Dissertation defense next Wednesday

Ph.D. issertation defense
Ph.D. issertation defense

Guangdong Liu's dissertation defense, "Multiprocessor Scheduling of Mixed-Criticality Parallel Systems," will be on Wednesday, Nov. 22 at 12:30 p.m. in 256C Avery Hall.

Committee Members: Dr. Ying Lu (Advisor)
Dr. Steve Goddard, Dr. Lisong Xu, Dr. Shige Wang and Dr. Wei Qiao

Abstract:
Motivated by the increasing trend in embedded systems towards platform integration, there has been an increasing research interest in scheduling mixed-criticality (MC) systems. However, most existing efforts have concentrated on scheduling sequential mixed-criticality tasks and ignored intra-task parallelism. As MC systems are increasingly being implemented on multiprocessor platforms, it is important to take advantage of intra-task parallelism in order to accommodate tasks with higher execution demands and tighter deadlines, such as those used in autonomous vehicles, video processing, radar tracking and robotic systems. To fill in this research gap, we propose to conduct a systematic study on multiprocessor scheduling of MC parallel tasks.

There are several big new challenges for developing and analyzing such scheduling approaches for MC parallel tasks. The first challenge is that most existing MC systems are based on sequential task models. This model is limited to inter-task parallelism since each task can only run on a single core. When a model is limited to inter-task parallelism, each individual task's total execution requirement must be smaller than its deadline since individual tasks cannot run any faster than on a single-core machine. Multi-core processors provide an opportunity of exploiting intra-parallelism within each task where each parallelizable MC task can be executed on multiple cores at the same time. In order to fully take advantage of massive multi-core processors, a new parallel MC task model is needed to take advantage of the available parallelism within each task. The second challenge is the lack of theory on scheduling MC parallel tasks on multiprocessors. There have been some recent progresses on scheduling real-time parallel tasks on multiprocessors. They have, however, investigated regular (single criticality), rather than MC task systems. These real-time scheduling techniques usually cannot work efficiently on MC systems because all tasks (both high-criticality and low-criticality tasks) are considered as equally important, resulting in severe resource waste. The MC parallel systems also pose new challenges to existing MC scheduling theories because almost all of them concentrate on sequential MC task systems.

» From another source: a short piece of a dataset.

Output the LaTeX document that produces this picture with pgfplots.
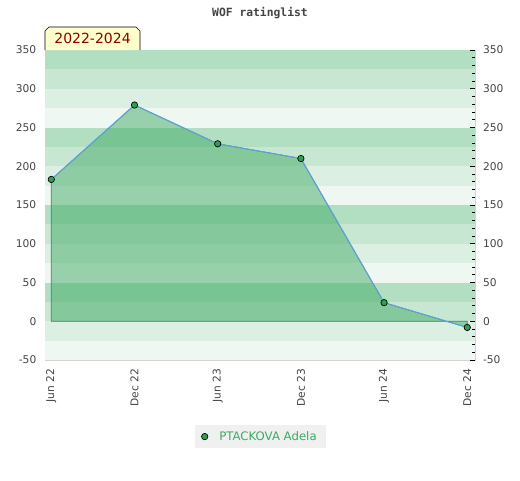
\documentclass[border=0pt]{standalone}
\usepackage{fontspec}
\setmainfont{DejaVu Sans}
\newfontfamily\monob{DejaVu Sans Mono}
\usepackage{pgfplots}
\pgfplotsset{compat=1.18}
\definecolor{bandA}{RGB}{178,223,194}
\definecolor{bandB}{RGB}{200,231,211}
\definecolor{bandC}{RGB}{220,239,227}
\definecolor{bandD}{RGB}{238,247,241}
\definecolor{areafill}{RGB}{66,170,102}
\definecolor{areaedge}{RGB}{46,139,87}
\definecolor{linecol}{RGB}{96,160,220}
\definecolor{markfill}{RGB}{46,158,85}
\definecolor{ticklab}{RGB}{68,68,68}
\definecolor{legtext}{RGB}{60,170,100}
\definecolor{legbg}{RGB}{240,240,240}
\definecolor{boxfill}{RGB}{255,255,204}
\definecolor{boxtext}{RGB}{139,0,0}
\begin{document}
\begin{tikzpicture}
\path[use as bounding box] (0,0) rectangle (390pt,360pt);
\node[font=\monob\bfseries\fontsize{8.5}{10}\selectfont, text=ticklab] at (195pt,350.5pt) {WOF ratinglist};
\begin{axis}[
  at={(33.75pt,90pt)}, anchor=south west,
  scale only axis, width=322.5pt, height=232.5pt,
  xmin=-0.076, xmax=5.093, ymin=-50, ymax=350,
  axis line style={draw=gray!35},
  xtick={0,1,2,3,4,5},
  xticklabels={Jun 22,Dec 22,Jun 23,Dec 23,Jun 24,Dec 24},
  xticklabel style={rotate=90, anchor=east, font=\fontsize{8}{9}\selectfont, text=ticklab, xshift=-3pt},
  ytick={-50,0,50,100,150,200,250,300,350},
  yticklabel style={font=\fontsize{8}{9}\selectfont, text=ticklab, xshift=-3pt},
  ytick pos=left, xtick pos=bottom,
  major tick length=0pt,
  /pgf/number format/assume math mode=true,
  legend style={at={(0.501,-0.247)}, anchor=center, fill=legbg, draw=none,
    font=\fontsize{8.8}{10}\selectfont, text=legtext, inner xsep=5pt, inner ysep=2.5pt},
  legend cell align=left,
]
% background bands
\fill[bandA] (axis cs:-1,325) rectangle (axis cs:6,350);
\fill[bandB] (axis cs:-1,300) rectangle (axis cs:6,325);
\fill[bandC] (axis cs:-1,275) rectangle (axis cs:6,300);
\fill[bandD] (axis cs:-1,250) rectangle (axis cs:6,275);
\fill[bandA] (axis cs:-1,225) rectangle (axis cs:6,250);
\fill[bandB] (axis cs:-1,200) rectangle (axis cs:6,225);
\fill[bandC] (axis cs:-1,175) rectangle (axis cs:6,200);
\fill[bandD] (axis cs:-1,150) rectangle (axis cs:6,175);
\fill[bandA] (axis cs:-1,125) rectangle (axis cs:6,150);
\fill[bandB] (axis cs:-1,100) rectangle (axis cs:6,125);
\fill[bandC] (axis cs:-1,75) rectangle (axis cs:6,100);
\fill[bandD] (axis cs:-1,50) rectangle (axis cs:6,75);
\fill[bandA] (axis cs:-1,25) rectangle (axis cs:6,50);
\fill[bandB] (axis cs:-1,0) rectangle (axis cs:6,25);
\fill[bandC] (axis cs:-1,-25) rectangle (axis cs:6,0);
\fill[bandD] (axis cs:-1,-50) rectangle (axis cs:6,-25);
\addplot[fill=areafill, fill opacity=0.5, draw=areaedge, line width=0.5pt, forget plot]
  coordinates {(0,0) (0,183) (1,279) (2,229) (3,210) (4,24) (5,-8) (5,0)} -- cycle;
\addplot[color=linecol, line width=0.8pt, mark=*, mark size=2.4pt,
  mark options={draw=black, fill=markfill, line width=0.5pt},
  legend image code/.code={\draw[mark options={draw=black, fill=markfill, line width=0.5pt}] plot coordinates {(0.05cm,0cm)}; \path (0.35cm,0cm);}]
  coordinates {(0,183) (1,279) (2,229) (3,210) (4,24) (5,-8)};
\addlegendentry{PTACKOVA Adela}
\end{axis}
\begin{axis}[
  at={(33.75pt,90pt)}, anchor=south west,
  scale only axis, width=322.5pt, height=232.5pt,
  xmin=-0.076, xmax=5.093, ymin=-50, ymax=350,
  hide x axis,
  axis y line*=right,
  y axis line style={draw=gray!35},
  ytick={-50,0,50,100,150,200,250,300,350},
  minor y tick num=4,
  ytick align=inside,
  major tick length=3.75pt, minor tick length=2.25pt,
  tick style={black, line width=0.5pt},
  yticklabel style={font=\fontsize{8}{9}\selectfont, text=ticklab, xshift=2.5pt},
  /pgf/number format/assume math mode=true,
]
\addplot[draw=none] coordinates {(0,0)};
\end{axis}
% period box
\draw[fill=boxfill, line width=0.5pt] (33.75pt,322.5pt) -- (33.75pt,336.75pt) -- (36.75pt,339.75pt) -- (102pt,339.75pt) -- (105pt,336.75pt) -- (105pt,322.5pt);
\node[font=\fontsize{10.5}{12}\selectfont, text=boxtext] at (69.4pt,331pt) {2022-2024};
\end{tikzpicture}
\end{document}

The purpose of this dissertation is to study the scheduling of recurrent parallel MC task set. Each recurrent parallel MC task can generate an infinite number of jobs. In order to achieve this goal, we need to first resolve the scheduling problem for MC system comprising of finite collections of parallel MC non-recurring jobs. Therefore, we have initially studied the scheduling of parallel non-recurring MC jobs, which is considered as a first step towards a more comprehensive study of scheduling recurrent parallel MC tasks. To enable intra-task parallelism, parallel MC job model and task model are introduced first. We then investigate different approaches to scheduling MC parallel systems on multiprocessors. Two types of multiprocessor scheduling approaches are studied: global scheduling and partitioned scheduling. To schedule parallel tasks, we further divide the scheduling approaches into two types: those with or without a task decomposition. In this dissertation, in particular, four different multiprocessor scheduling algorithms are developed: 1) Partitioned Multiprocessor Scheduling of MC Parallel Jobs; 2) Global Scheduling of Parallel MC Tasks without Task Decomposition; 3) Partitioned Scheduling of MC Parallel Tasks; 4) Decomposition-Based Global Scheduling of MC Parallel Tasks with Deadline Tuning.
Simulation experiments are conducted to evaluate these scheduling algorithms. The experimental results confirm the effectiveness of the proposed scheduling algorithms.